There are many ways to make a documentary about Lourdes—as a religious shrine, yes, but also as an icon of global renown. French directors Thierry Demaizière and Alban Teurlai chose a secular path: they watched the humanity that comes there. To understand Lourdes, they decided to understand the people who sustain it.
Nearly six million pilgrims visit each year, arriving from every corner of the world. Over the decades, Lourdes has become one of France's major tourist destinations. Outsiders assume it exists for one reason: people come seeking miracles or divine grace. The numbers tell a different story. The medically unexplained healings officially recognized by the Church are a fraction—smaller, even, than the spontaneous remission rate for various diseases. As one woman in the film puts it: going to Lourdes hoping for a miracle is like buying a lottery ticket.
To grasp why pilgrims really come, the directors followed a handful of visitors before and during their stays. Each brought a different story, different hopes. Their accounts rise from a vast, heterogeneous crowd—yet all share the weight of expectation that pilgrimage carries.

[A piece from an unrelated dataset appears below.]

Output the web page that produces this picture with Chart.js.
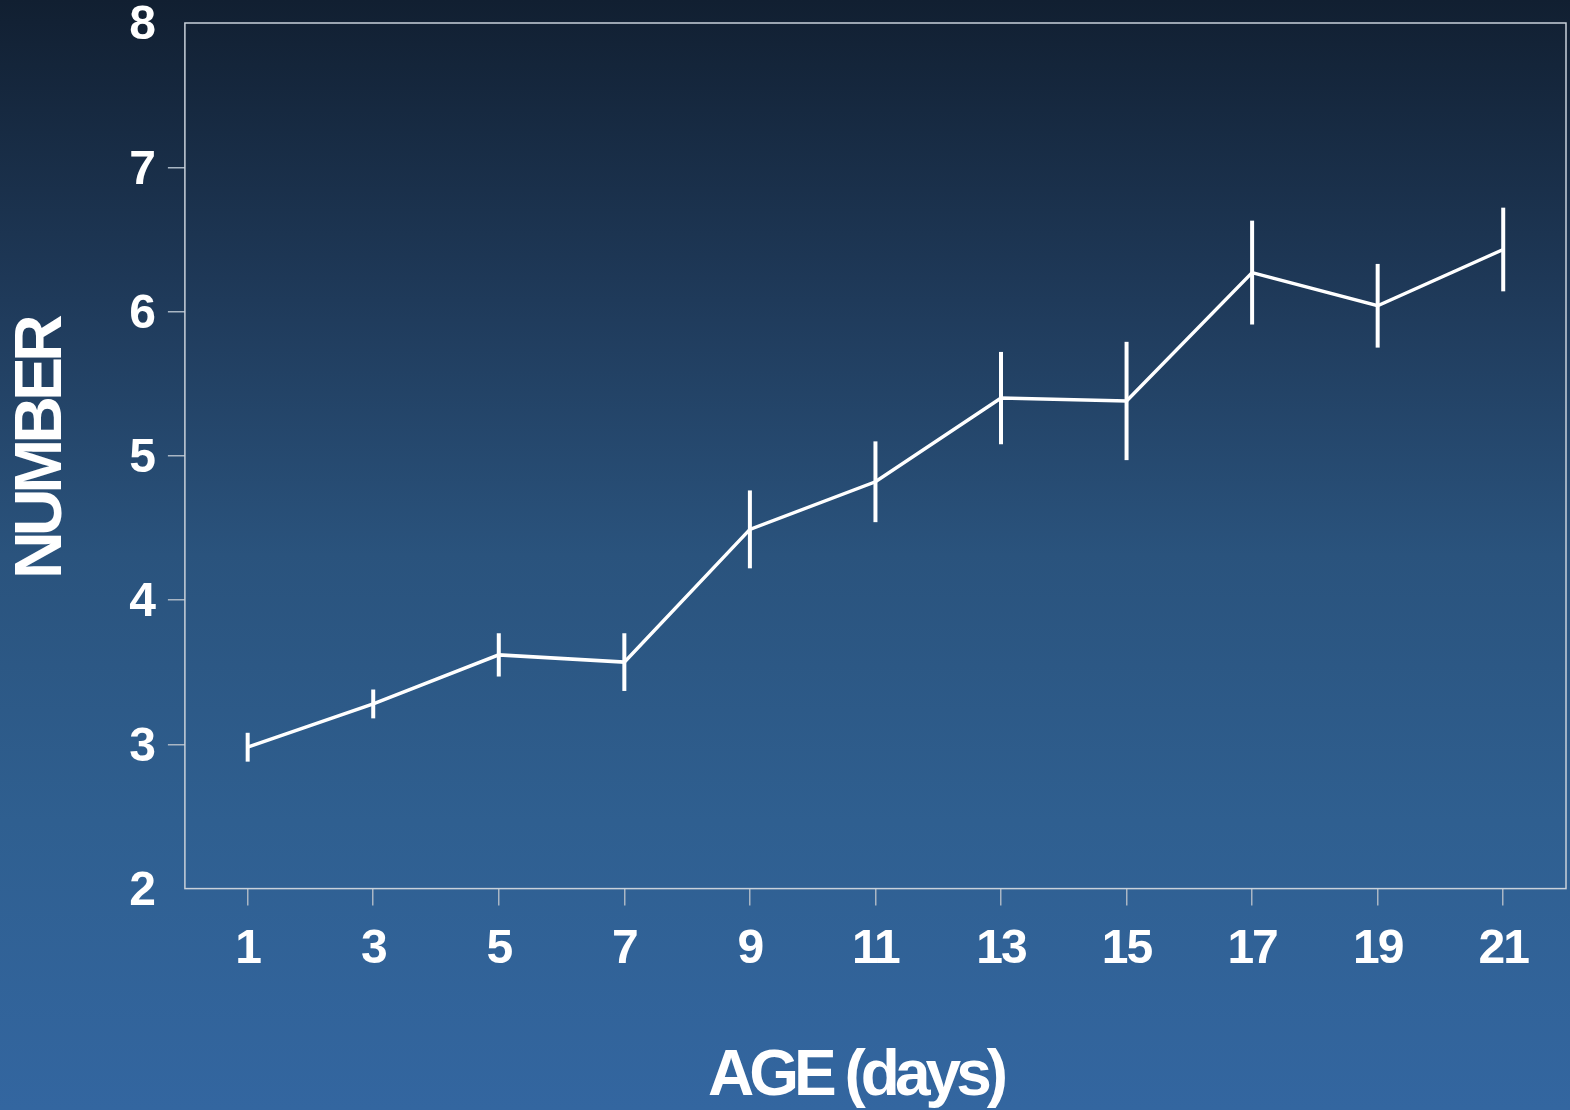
<!DOCTYPE html>
<html>
<head>
<meta charset="utf-8">
<title>Number by age</title>
<script src="https://cdn.jsdelivr.net/npm/chart.js@4.4.1/dist/chart.umd.min.js"></script>
<style>
  html, body { margin: 0; padding: 0; }
  body {
    width: 1570px; height: 1110px; overflow: hidden;
    background: linear-gradient(to bottom, #111f31 0%, #1f3a5a 27%, #2a537d 50%, #2f5f90 74%, #3366a0 100%);
  }
  #wrap { position: relative; width: 1570px; height: 1110px; }
</style>
</head>
<body>
<div id="wrap"><canvas id="grafico" width="1570" height="1110"></canvas></div>
<script>
// idade (dias), média e erro padrão
var idades = [1, 3, 5, 7, 9, 11, 13, 15, 17, 19, 21];
var medias = [2.98, 3.28, 3.62, 3.57, 4.49, 4.82, 5.40, 5.38, 6.27, 6.04, 6.43];
var erros  = [0.10, 0.10, 0.15, 0.20, 0.27, 0.28, 0.32, 0.41, 0.36, 0.29, 0.29];
var ticksX = [1, 3, 5, 7, 9, 11, 13, 15, 17, 19, 21];
var ticksY = [2, 3, 4, 5, 6, 7, 8];

var corTick = '#a9b6c4';
var corMoldura = '#c9d1da';
var fonte = "'Liberation Sans', Arial, Helvetica, sans-serif";

var pontos = idades.map(function(x, i) { return { x: x, y: medias[i] }; });

// barras de erro verticais sem tampa
var barrasErro = {
  id: 'barrasErro',
  afterDatasetsDraw: function(chart) {
    var ctx = chart.ctx, sx = chart.scales.x, sy = chart.scales.y;
    ctx.save();
    ctx.strokeStyle = '#ffffff';
    ctx.lineWidth = 4;
    idades.forEach(function(x, i) {
      var px = sx.getPixelForValue(x);
      ctx.beginPath();
      ctx.moveTo(px, sy.getPixelForValue(medias[i] + erros[i]));
      ctx.lineTo(px, sy.getPixelForValue(medias[i] - erros[i]));
      ctx.stroke();
    });
    ctx.restore();
  }
};

// moldura da área do gráfico; texto com espaçamento apertado (títulos mais ainda)
var moldura = {
  id: 'moldura',
  beforeDraw: function(chart) {
    var ctx = chart.ctx;
    ctx.letterSpacing = '-2px';
    Object.keys(chart.scales).forEach(function(id) {
      var s = chart.scales[id];
      if (s._tituloApertado) return;
      var orig = s.drawTitle;
      s.drawTitle = function() {
        ctx.letterSpacing = '-5px';
        orig.apply(this, arguments);
        ctx.letterSpacing = '-2px';
      };
      s._tituloApertado = true;
    });
  },
  afterDraw: function(chart) {
    var a = chart.chartArea, ctx = chart.ctx;
    ctx.save();
    ctx.strokeStyle = corMoldura;
    ctx.lineWidth = 1.5;
    ctx.strokeRect(a.left, a.top, a.right - a.left, a.bottom - a.top);
    ctx.restore();
    ctx.letterSpacing = '0px';
  }
};

function fixarTicks(lista) {
  return function(scale) { scale.ticks = lista.map(function(v) { return { value: v }; }); };
}

// sem folga extra das metades dos rótulos; o layout.padding manda
function semFolga(scale) {
  scale.paddingTop = 0; scale.paddingBottom = 0;
  scale.paddingLeft = 0; scale.paddingRight = 0;
}

new Chart(document.getElementById('grafico'), {
  type: 'scatter',
  data: {
    datasets: [{
      data: pontos,
      showLine: true,
      borderColor: '#ffffff',
      borderWidth: 3.5,
      pointRadius: 0,
      pointHoverRadius: 0,
      tension: 0
    }]
  },
  options: {
    responsive: false,
    animation: false,
    events: [],
    layout: { padding: { left: 3, right: 4, top: 23, bottom: 0 } },
    plugins: { legend: { display: false }, tooltip: { enabled: false } },
    scales: {
      x: {
        type: 'linear', min: 0, max: 22,
        afterBuildTicks: fixarTicks(ticksX),
        afterFit: semFolga,
        border: { display: false },
        grid: { drawOnChartArea: false, drawTicks: true, tickLength: 17, color: corTick, lineWidth: 1.5 },
        ticks: { color: '#ffffff', padding: 15, font: { family: fonte, size: 48, weight: 'bold' } },
        title: { display: true, text: 'AGE (days)\u2002 ', color: '#ffffff', padding: { top: 46, bottom: -6 },
                 font: { family: fonte, size: 64, weight: 'bold' } }
      },
      y: {
        type: 'linear', min: 2, max: 8,
        afterBuildTicks: fixarTicks(ticksY),
        afterFit: semFolga,
        border: { display: false },
        grid: {
          drawOnChartArea: false, drawTicks: true, tickLength: 17, lineWidth: 1.5,
          color: function(c) { return (c.tick && (c.tick.value === 2 || c.tick.value === 8)) ? 'rgba(0,0,0,0)' : corTick; }
        },
        ticks: { color: '#ffffff', padding: 14, labelOffset: 3, font: { family: fonte, size: 48, weight: 'bold' } },
        title: { display: true, text: ' NUMBER', color: '#ffffff', padding: { top: 0, bottom: 31 },
                 font: { family: fonte, size: 66, weight: 'bold' } }
      }
    }
  },
  plugins: [barrasErro, moldura]
});
</script>
</body>
</html>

Some have lived with disability since birth, wrestling with all its practical and social consequences, often alongside family. Others fell ill in adulthood and had to rebuild existence from scratch, sometimes with a shortened life ahead. Some travel on behalf of someone too fragile to make the journey themselves. There are sex workers and trans people who, for a few days, belong to a community that asks no questions.
The schedule is relentless: visits to the grotto, religious services, communal meals. It looks rigid, leaving little room for individual choice. Yet the pilgrims seem to be seeking precisely that—to surrender to something larger than themselves. Still, each finds space to tell their own story, and it gains a dignity that ordinary life may deny it. The camera captures no miracles, no apparitions. Instead: a hand touching the grotto rock. Water from the spring. Meals shared. Help from volunteers and professionals. Gesture matters as much as word and thought.
The directors remain secular in their approach. They don't investigate whether the visions were real, or whether the Church's recognized miracles truly happened. This is not an exposé. There is no analysis of the economic machinery, no argument for or against faith tourism. The filmmakers set out to answer a simpler question: Why do millions of people come? Not to understand the phenomenon of Lourdes itself, but to understand those who pour time, money, and hope into it.
Strip away both the miraculous aura and the tourist spectacle, and what emerges? A place capable of offering something precious: welcome without judgment. For a brief span of time, people who struggle daily—who live with pain, indifference, sometimes contempt—find a community that receives them. Not as a burden. Not as an intrusion. But as exactly who they need to be, in exactly the moment they need it.
This does not erase the torment and fear the pilgrims speak of—always with composure, never veering into sentimentality. The film refuses to hide the weight of suffering. It offers no illusion that a pilgrimage fixes everything. Yet the very act of traveling, for everyone filmed, reveals something crucial: a refusal to surrender to fear. A choice to believe in the future.
The documentary's success in France—respectable box office for a film of this kind—prompted the Sanctuary to produce a follow-up video. It shows what happened to some of the people featured after filming ended. A risky move. It risks feeding a morbid curiosity that the original carefully avoided. The documentary's arc was precise: preparation, arrival, the experience itself, then the sorrow of departure.
What lingers when you leave the theater? What did the directors perceive in their attempt to give anthropological meaning to an experience so layered—elements of genuine faith woven together with economic realities, with tourism, with the hunger for belonging? Probably this: in the faces and gestures of the pilgrims, you glimpse something like peace of soul before anything else. The genuine tears of those who leave—they seem to answer the very question the filmmakers asked at the start.